I have a problem. A big shambling, rotting, trying to devour me problem. Zombies; I’m terrified of them. It’s a legit problem in a world obsessed with the dead coming back to life in desperate need of human snacks. Adding to my issues is my OWN obsession with watching zombie themed movies and shows. I want to watch the very thing that terrifies me and causes me to sleep with the bathroom light on (even though light attracts them) and the door to my bedroom locked.
Rookie mistake friends. Rookie. Mistake.
However, I am ALL OVER The Walking Dead and Fear The Walking Dead. I read the comics, I watch the shows, I watch the after show, I did TWD Escape in SDCC last year, I’ve met the majority of the cast; yes Andrew Lincoln in person is AMAZING (that accent…oh boy). So, clearly I have issues. My love of all things zombies is directly proportionate to the amount of zombie themed night terrors I seem to have.
That being said, the first season of Fear The Walking Dead just wrapped up and now I am left with a whole NEW fear. Will The Walking Dead still be as enjoyable to me now as it was before? I ask this question in good faith. You see friends, it wasn’t until I watched Fear that I began to notice something. Something that had been missing in the last two seasons of TWD. The FEAR is gone. I didn’t even realize I was missing the action, missing the suspense, missing the need to watch the show from another room all whilst screaming “I CAN’T HANDLE THIS” (watching TWD with me in the past has been an exercise in patience). But watching Fear, has shown me that I NEED that adrenaline rush with my zombie shows.
Right about the time I grab a pillow and hide my face.
TWD isn’t about the walking dead anymore. It’s about the people who are still alive and who are desperately trying to remain that way. It’s a show about living in a post-apocalyptic world and how truly terrible that can be. It’s about strength, survival, familial bonds, and carrying around baby Judith. All of those things are great (except for baby part, that sounds hideous). But there is no suspense in that. I mean sure, last season there was that whole Daryl trapped in a car with several trailers full walkers thing, but even then, it was more scary because it was DARYL in the car than the fact that there was walkers crawling all over it. No one is prepared for the riots that will happen when Daryl Dixon leaves that show. Lots people gonna be feeling lots of feels.
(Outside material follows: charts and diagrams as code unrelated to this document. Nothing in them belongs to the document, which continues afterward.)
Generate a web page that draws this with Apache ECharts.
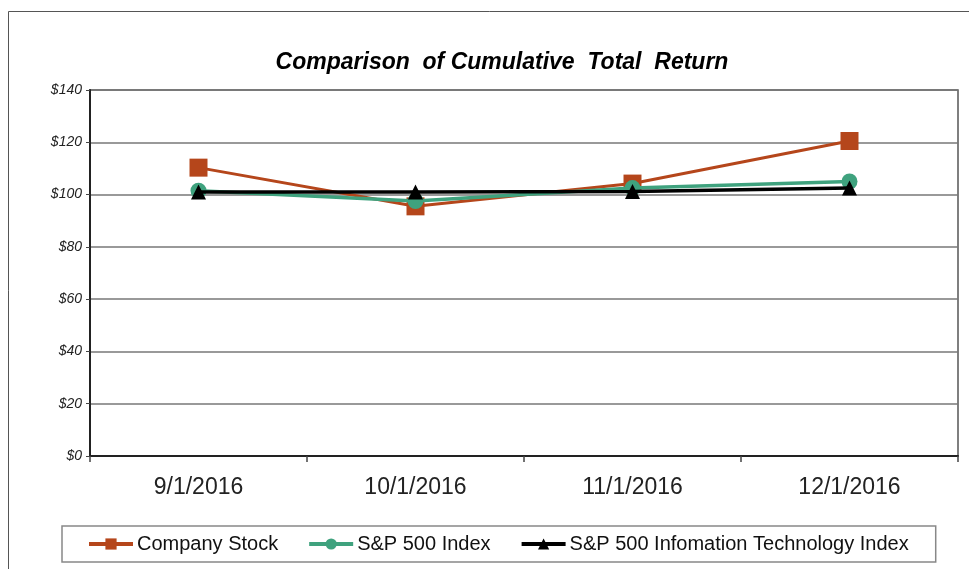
<!DOCTYPE html>
<html>
<head>
<meta charset="utf-8">
<script src="https://cdn.jsdelivr.net/npm/echarts@6/dist/echarts.min.js"></script>
<style>
  html, body { margin: 0; padding: 0; background: #fff; }
  #chart { width: 969px; height: 569px; }
</style>
</head>
<body>
<div id="chart"></div>
<script>
// data
var dates = ['9/1/2016', '10/1/2016', '11/1/2016', '12/1/2016'];
var companyStock = [110.3, 95.5, 104.2, 120.5];
var sp500 = [101.5, 97.5, 102.5, 105.0];
var sp500Tech = [101.0, 101.0, 101.2, 102.5];
var seriesNames = ['Company Stock', 'S&P 500 Index', 'S&P 500 Infomation Technology Index'];

var chart = echarts.init(document.getElementById('chart'));

var font = 'Liberation Sans, Arial, sans-serif';

var option = {
  animation: false,
  textStyle: { fontFamily: font },
  title: {
    text: 'Comparison  of Cumulative  Total  Return',
    left: 497,
    textAlign: 'center',
    top: 46,
    textStyle: { fontSize: 23, fontWeight: 'bold', fontStyle: 'italic', color: '#000', fontFamily: font }
  },
  graphic: [{
    type: 'rect',
    shape: { x: 8.5, y: 11.5, width: 980, height: 600 },
    style: { fill: 'none', stroke: '#555', lineWidth: 1 },
    silent: true
  }],
  legend: {
    data: seriesNames,
    top: 526,
    left: 62,
    itemWidth: 44,
    itemHeight: 14,
    itemGap: 29,
    padding: [8, 27, 8, 25],
    borderColor: '#888',
    borderWidth: 1.5,
    lineStyle: { width: 4 },
    textStyle: { fontSize: 20, color: '#111', fontFamily: font, padding: [0, 0, 0, -1] }
  },
  grid: {
    left: 90, right: 11, top: 90, bottom: 113,
    show: true,
    borderColor: '#555',
    borderWidth: 1.5
  },
  xAxis: {
    type: 'category',
    data: dates,
    boundaryGap: true,
    axisLine: { lineStyle: { color: '#222', width: 2 } },
    axisTick: { show: true, length: 6, lineStyle: { color: '#444', width: 1.5 } },
    axisLabel: { fontSize: 23, color: '#222', margin: 20, fontFamily: font }
  },
  yAxis: {
    type: 'value',
    min: 0, max: 140, interval: 20,
    axisLine: { show: true, lineStyle: { color: '#222', width: 2 } },
    axisTick: { show: true, length: 4, lineStyle: { color: '#444' } },
    axisLabel: {
      fontSize: 14, fontStyle: 'italic', color: '#222', margin: 8, fontFamily: font,
      formatter: function (v) { return '$' + v; }
    },
    splitLine: { lineStyle: { color: '#777', width: 1.5 } }
  },
  series: [
    {
      name: seriesNames[0], type: 'line', data: companyStock,
      symbol: 'rect', symbolSize: 18,
      lineStyle: { color: '#B5461B', width: 3 },
      itemStyle: { color: '#B5461B' },
      z: 3
    },
    {
      name: seriesNames[1], type: 'line', data: sp500,
      symbol: 'circle', symbolSize: 16,
      lineStyle: { color: '#3FA27E', width: 3.5 },
      itemStyle: { color: '#3FA27E' },
      z: 4
    },
    {
      name: seriesNames[2], type: 'line', data: sp500Tech,
      symbol: 'triangle', symbolSize: 15,
      lineStyle: { color: '#000', width: 3.5 },
      itemStyle: { color: '#000' },
      z: 5
    }
  ]
};

chart.setOption(option);
</script>
</body>
</html>
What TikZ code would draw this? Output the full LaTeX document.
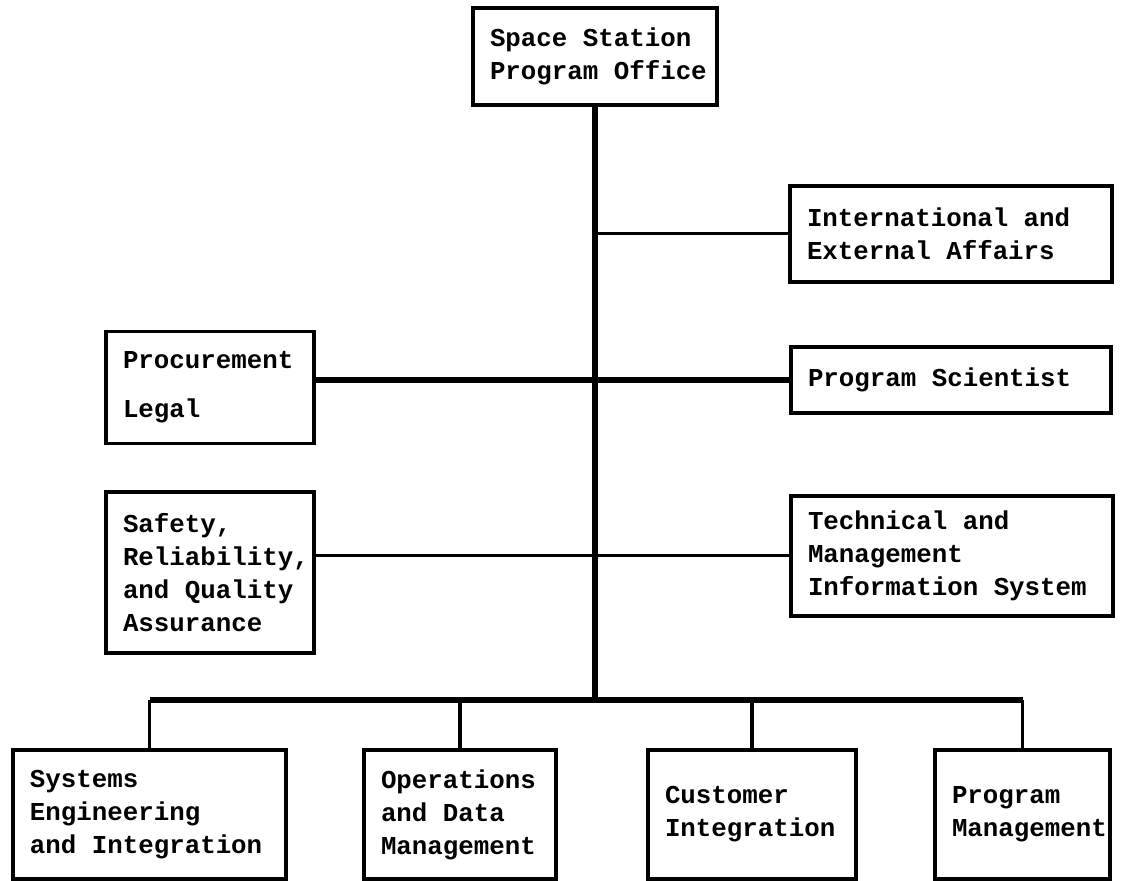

So this leaves me at an impasse. What will happen this season when I sit down to watch TWD? Will I sit there watching the show wishing I was watching Fear instead? Will it feel like I am having an affair with Fear? Am I cheating on Walking? Will Carol, Rick, and the gang all know how much I still love them, if I am still constantly worrying about Madison, Travis, and the guy who was clearly in the Old Spice commercials (seriously, where did they find that guy, every time he talks I want to look at my husband then look back at him)?
Every year Robert Kirkman has promised us more action and every year I would have said that they brought it. But now I know. Now I remembered. The action of days long since past was intense and fraught with feels that I couldn’t handle. But that hasn’t been the case for at least the past two seasons. So now that I have this new found knowledge, is it going to take away from Walking? I don’t have an answer for that my friends. Perhaps that in itself is more scary than a decaying corpse trying to gnaw on your carotid.
Did you watch Fear of the Walking Dead? What did you think? Do you think the FEAR is gone from TWD?